Why 'Lost' Is a Show About Faith

In the beginning, Oceanic Flight 815 started shaking somewhere over the Indian Ocean. "My husband keeps reminding me that planes want to be in the air," Rose nervously tells the passenger sitting next to her, a levelheaded neurosurgeon named Jack Shephard. "Well, he sounds like a very smart man," Jack replies. Moments later, 815 is ripped into three pieces, emptying its contents onto a Chinese box of an island. Twenty minutes into the still-stunning pilot episode of Lost, the message was clear: there are situations in which book smarts are worthless, in which eggheads wind up with egg on their faces. Or, to borrow from the Book of Romans, "Professing themselves to be wise, they became fools." Lost is constantly alluding to the Bible: character identities (Shephard!), plotlines, explicit references to Scripture. As fans start speculating about the show's final season (set to launch on Feb. 2), they would do well to remember that more than anything else—and more than any other acclaimed show ever on television—Lost is a show about faith. It's not for nothing that this season's publicity photo features the cast in a Last Supper–style tableau.
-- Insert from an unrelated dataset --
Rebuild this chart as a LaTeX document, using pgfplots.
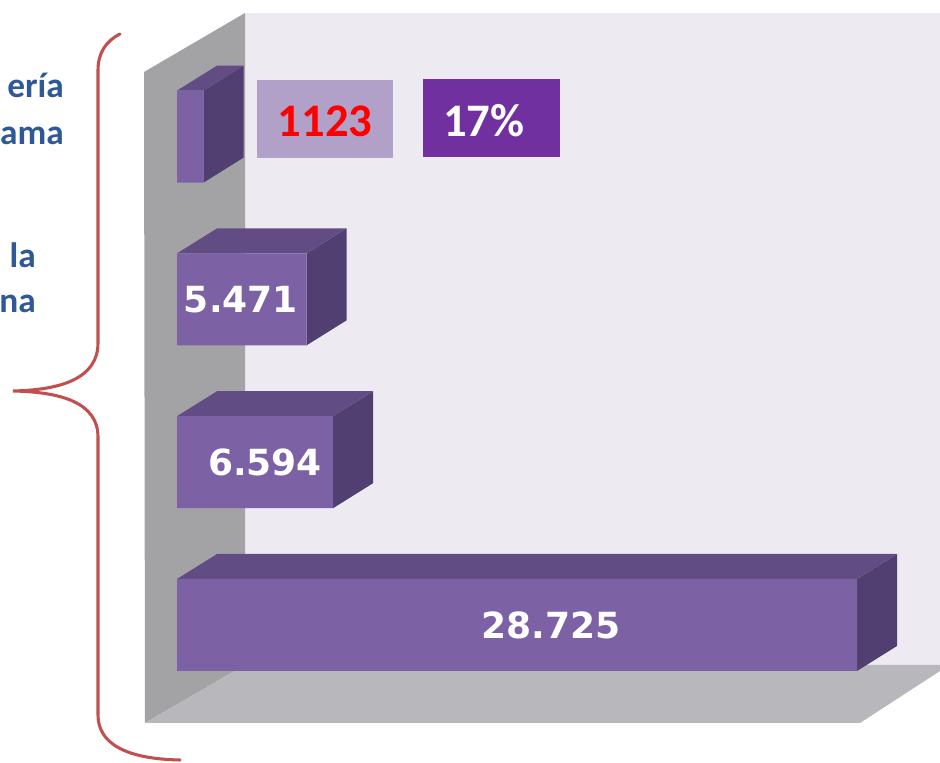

As a genre, science fiction is itself a religion of sorts, with fervent believers, the ones who drop off the grid during Comic-Con and list "Jedi" on their Facebook profiles under "Religious Beliefs." Lost is no exception to this kind of devotion. It has spawned a robust online community—Lostpedia, an obsessively detailed Wiki, boasts nearly 60,000 articles—and a hyperbolic literary subculture, featuring titles such as The Myth of 'Lost': Solving the Mysteries and Understanding the Wisdom.

Fans this dedicated want a satisfying resolution at the end of this sixth and final season, but that hardly seems possible for everyone. Like the show's polestars—pragmatic Dr. Shephard (Matthew Fox) and the fatalistic, inaptly named John Locke (Terry O'Quinn)—Lost's viewers fall into two categories, those who adhere to reason and those who follow their faith. The Lost literalists believe that the show is infallible, that it's not only an engrossing, entertaining television show, it's holy writ—divinely inspired, all-knowingly conceived, and absolutely inerrant. In other words, the show's many, many loose ends—the smoke monster, the polar bear—have to be resolved. The progressives like the show just fine, but they accept its limitations. They know that television shows adapt, that actors leave or get pregnant, budgets get cut, writers go on strike. More than that, they know that ideas change, that good ideas are orphaned in favor of great ones, that Lost doesn't have to be perfect in order to be important. In short, Lost has gone beyond being just a show about faith to being a meta-commentary on faith.

It's a shame that the legacy of Lost will, to many, lie in its ability to reconcile the contradictions, dangling threads, and open-ended questions that any grand, ambitious mythology is bound to create. It is, above all, a show about the big questions that lie at the heart of the human experience. Are we special? Is there a design to what happens in our lives? What does all this mean? The gods of the Lost universe, show runners Damon Lindelof and Carlton Cuse, will be expected to answer the questions they've raised when their story ends, just as the universal creator would be asked such questions as "Why do bad things happen to good people?" They'd better not be vague. If Lost tried a nonending as audacious as the one that capped The Sopranos, Lindelof and Cuse would have to disappear to, say, an island that can't be found on any map. But any ending that ties up the major story threads and respects the characters will satisfy the Lost progressives, the fans who aren't mired in the significance of it all but enjoy it for what it is—a compelling yarn. Lost isn't just a metaphor for faith, it's a metaphor for life: it's more fun when you stop trying to figure it out and just roll with it.